Rows from a dataset of charts and code:
* Begin *

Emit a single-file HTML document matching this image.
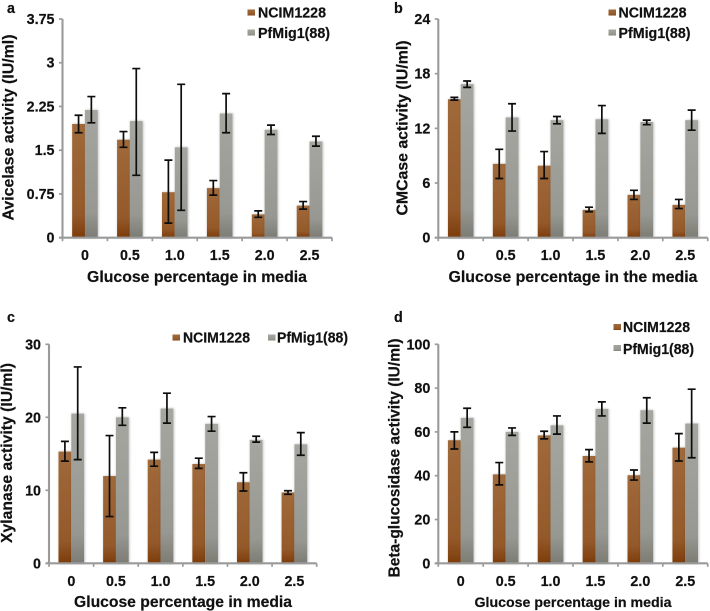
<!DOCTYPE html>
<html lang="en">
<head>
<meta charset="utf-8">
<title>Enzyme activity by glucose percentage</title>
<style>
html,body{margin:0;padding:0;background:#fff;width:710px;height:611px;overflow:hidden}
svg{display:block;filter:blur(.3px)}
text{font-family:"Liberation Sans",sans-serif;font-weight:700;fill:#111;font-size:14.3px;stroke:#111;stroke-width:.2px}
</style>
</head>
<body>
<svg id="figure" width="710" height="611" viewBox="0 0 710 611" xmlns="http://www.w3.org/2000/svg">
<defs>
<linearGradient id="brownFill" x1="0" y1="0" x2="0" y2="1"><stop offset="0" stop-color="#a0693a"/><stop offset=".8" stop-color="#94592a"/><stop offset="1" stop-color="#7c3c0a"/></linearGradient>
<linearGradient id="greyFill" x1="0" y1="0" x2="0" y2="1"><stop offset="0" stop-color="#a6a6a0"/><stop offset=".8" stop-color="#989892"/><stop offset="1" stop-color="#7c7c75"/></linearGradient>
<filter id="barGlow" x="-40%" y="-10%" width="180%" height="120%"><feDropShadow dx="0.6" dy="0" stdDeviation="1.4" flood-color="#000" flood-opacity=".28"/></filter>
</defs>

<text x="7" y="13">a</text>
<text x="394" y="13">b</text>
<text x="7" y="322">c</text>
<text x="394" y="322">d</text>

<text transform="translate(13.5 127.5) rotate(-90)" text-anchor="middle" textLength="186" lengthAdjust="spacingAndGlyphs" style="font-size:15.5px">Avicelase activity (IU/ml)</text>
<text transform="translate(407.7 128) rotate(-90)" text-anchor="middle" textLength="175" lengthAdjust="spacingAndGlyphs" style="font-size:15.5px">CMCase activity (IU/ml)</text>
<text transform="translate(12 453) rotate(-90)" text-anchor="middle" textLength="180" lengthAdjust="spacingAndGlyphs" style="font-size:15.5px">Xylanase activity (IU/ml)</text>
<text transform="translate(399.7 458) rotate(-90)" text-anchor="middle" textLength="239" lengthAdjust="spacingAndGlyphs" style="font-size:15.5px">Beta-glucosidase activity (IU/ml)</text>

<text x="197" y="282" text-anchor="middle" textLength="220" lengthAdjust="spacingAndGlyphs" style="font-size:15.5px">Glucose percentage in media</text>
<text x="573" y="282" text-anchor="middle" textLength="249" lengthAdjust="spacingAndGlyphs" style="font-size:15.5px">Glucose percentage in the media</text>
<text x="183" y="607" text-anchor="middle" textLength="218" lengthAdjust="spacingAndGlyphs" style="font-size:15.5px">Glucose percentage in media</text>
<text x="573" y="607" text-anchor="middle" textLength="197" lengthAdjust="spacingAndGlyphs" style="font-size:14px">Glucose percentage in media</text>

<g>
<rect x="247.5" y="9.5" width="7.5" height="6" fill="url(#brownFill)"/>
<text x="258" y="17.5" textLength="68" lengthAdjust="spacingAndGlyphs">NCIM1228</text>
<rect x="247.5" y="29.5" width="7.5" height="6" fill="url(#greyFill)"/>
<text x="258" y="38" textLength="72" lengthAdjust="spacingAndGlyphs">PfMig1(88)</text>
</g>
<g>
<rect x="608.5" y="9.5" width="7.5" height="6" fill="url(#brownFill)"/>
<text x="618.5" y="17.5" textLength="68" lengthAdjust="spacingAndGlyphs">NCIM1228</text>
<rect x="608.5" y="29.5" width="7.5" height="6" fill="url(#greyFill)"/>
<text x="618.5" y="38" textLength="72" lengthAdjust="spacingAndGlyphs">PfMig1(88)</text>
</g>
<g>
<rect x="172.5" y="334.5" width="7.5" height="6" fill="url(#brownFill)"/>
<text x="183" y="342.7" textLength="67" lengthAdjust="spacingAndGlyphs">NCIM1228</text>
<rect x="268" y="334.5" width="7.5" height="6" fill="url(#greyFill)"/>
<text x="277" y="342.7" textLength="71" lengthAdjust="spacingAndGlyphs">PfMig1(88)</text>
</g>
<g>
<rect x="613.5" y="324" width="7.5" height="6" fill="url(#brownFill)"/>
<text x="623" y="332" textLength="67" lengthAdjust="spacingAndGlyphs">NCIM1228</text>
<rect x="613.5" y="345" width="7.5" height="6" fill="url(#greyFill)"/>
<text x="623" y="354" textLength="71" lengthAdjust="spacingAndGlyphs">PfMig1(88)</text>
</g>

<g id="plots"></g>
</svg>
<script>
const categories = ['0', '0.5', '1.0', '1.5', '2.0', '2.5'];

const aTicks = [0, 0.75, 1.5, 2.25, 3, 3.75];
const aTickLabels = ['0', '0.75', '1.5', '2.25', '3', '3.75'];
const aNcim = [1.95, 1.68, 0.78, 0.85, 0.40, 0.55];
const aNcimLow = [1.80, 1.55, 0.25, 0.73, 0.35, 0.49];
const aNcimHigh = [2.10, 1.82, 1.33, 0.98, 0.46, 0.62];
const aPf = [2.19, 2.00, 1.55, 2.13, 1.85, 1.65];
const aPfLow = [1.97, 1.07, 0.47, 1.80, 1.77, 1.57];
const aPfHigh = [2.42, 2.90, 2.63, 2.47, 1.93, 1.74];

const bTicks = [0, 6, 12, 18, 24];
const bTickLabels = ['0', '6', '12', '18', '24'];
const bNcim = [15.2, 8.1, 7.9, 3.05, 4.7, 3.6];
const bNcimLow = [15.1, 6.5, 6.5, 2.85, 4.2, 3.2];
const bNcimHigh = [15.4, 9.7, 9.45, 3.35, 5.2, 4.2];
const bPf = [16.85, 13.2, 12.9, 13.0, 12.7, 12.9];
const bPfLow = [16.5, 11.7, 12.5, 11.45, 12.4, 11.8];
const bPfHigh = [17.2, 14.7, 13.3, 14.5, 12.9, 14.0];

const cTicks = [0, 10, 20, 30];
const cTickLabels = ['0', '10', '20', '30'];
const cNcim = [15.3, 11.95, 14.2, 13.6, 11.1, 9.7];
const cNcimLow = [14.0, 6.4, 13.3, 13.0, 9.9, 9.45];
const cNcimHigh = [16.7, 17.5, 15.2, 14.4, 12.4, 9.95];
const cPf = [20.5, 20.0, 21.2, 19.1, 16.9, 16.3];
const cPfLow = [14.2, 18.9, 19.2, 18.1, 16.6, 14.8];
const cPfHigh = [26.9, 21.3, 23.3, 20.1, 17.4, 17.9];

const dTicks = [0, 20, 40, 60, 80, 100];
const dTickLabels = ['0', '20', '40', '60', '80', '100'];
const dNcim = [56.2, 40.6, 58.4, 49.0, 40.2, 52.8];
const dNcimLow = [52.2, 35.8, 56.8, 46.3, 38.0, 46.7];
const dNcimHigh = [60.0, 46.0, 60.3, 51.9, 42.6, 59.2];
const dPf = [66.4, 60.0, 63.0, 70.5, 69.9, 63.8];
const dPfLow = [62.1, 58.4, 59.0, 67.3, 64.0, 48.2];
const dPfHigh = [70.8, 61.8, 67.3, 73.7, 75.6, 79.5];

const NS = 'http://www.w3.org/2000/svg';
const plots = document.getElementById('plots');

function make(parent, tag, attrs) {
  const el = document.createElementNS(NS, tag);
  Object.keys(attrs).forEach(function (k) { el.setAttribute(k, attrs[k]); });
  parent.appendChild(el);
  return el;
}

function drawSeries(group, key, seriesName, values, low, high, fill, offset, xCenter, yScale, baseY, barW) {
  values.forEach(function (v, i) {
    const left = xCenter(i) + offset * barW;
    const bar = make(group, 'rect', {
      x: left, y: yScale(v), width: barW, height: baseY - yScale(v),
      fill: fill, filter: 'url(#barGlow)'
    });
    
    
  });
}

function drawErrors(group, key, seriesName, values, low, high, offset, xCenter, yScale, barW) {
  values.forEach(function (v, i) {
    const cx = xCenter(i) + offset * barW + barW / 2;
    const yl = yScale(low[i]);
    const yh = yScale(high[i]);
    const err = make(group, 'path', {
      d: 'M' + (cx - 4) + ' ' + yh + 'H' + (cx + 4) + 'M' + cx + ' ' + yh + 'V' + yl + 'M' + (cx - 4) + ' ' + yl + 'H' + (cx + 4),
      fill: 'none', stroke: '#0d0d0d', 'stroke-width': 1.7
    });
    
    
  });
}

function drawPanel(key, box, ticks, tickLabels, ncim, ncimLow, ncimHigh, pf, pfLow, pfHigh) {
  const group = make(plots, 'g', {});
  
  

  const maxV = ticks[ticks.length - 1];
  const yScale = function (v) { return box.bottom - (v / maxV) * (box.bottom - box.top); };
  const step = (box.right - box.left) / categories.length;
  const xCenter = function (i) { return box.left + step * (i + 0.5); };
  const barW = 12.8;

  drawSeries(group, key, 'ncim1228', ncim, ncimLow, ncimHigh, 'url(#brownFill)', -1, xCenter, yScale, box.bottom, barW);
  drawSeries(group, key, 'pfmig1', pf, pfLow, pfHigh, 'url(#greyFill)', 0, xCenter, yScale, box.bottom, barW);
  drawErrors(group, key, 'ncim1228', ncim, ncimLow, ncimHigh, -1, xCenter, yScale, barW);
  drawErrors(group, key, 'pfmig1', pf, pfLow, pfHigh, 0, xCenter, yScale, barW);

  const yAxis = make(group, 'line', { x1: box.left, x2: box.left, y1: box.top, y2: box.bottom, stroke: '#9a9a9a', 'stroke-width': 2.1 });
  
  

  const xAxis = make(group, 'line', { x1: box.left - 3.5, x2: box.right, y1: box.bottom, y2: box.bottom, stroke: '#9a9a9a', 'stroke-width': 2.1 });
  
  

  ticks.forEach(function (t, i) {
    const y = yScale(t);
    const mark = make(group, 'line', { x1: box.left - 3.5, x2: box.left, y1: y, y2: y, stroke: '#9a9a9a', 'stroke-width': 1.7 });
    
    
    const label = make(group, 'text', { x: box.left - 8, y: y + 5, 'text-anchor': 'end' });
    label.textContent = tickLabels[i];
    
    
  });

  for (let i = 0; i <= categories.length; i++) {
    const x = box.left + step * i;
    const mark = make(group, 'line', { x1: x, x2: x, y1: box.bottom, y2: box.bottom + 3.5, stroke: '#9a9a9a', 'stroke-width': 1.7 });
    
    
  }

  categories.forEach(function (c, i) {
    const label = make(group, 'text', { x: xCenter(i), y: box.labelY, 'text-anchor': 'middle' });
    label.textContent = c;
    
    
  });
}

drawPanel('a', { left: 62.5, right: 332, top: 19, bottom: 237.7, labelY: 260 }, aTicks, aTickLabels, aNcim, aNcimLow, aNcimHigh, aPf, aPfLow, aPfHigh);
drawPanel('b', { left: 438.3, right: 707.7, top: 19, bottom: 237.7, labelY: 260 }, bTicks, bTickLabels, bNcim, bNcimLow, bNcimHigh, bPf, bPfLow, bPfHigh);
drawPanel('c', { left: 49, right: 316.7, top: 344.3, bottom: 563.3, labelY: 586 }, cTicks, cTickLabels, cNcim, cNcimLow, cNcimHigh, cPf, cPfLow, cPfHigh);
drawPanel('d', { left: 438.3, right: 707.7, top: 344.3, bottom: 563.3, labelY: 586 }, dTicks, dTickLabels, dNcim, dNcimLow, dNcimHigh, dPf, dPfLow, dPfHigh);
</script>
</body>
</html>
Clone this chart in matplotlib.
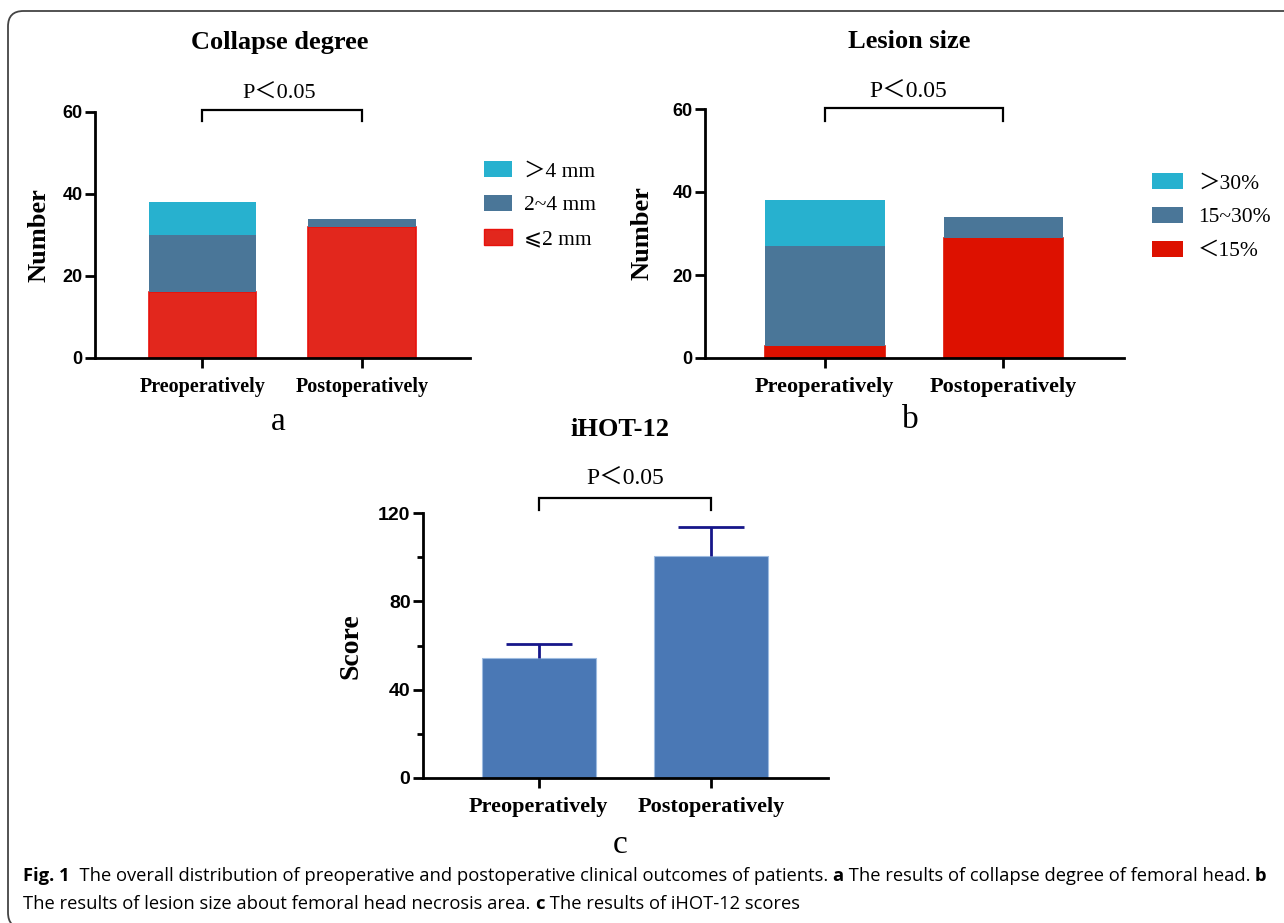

* End *

Find the word "document" in the entries, and copy every line it shows up in.

Emit a single-file HTML document matching this image.
const plots = document.getElementById('plots');
  const el = document.createElementNS(NS, tag);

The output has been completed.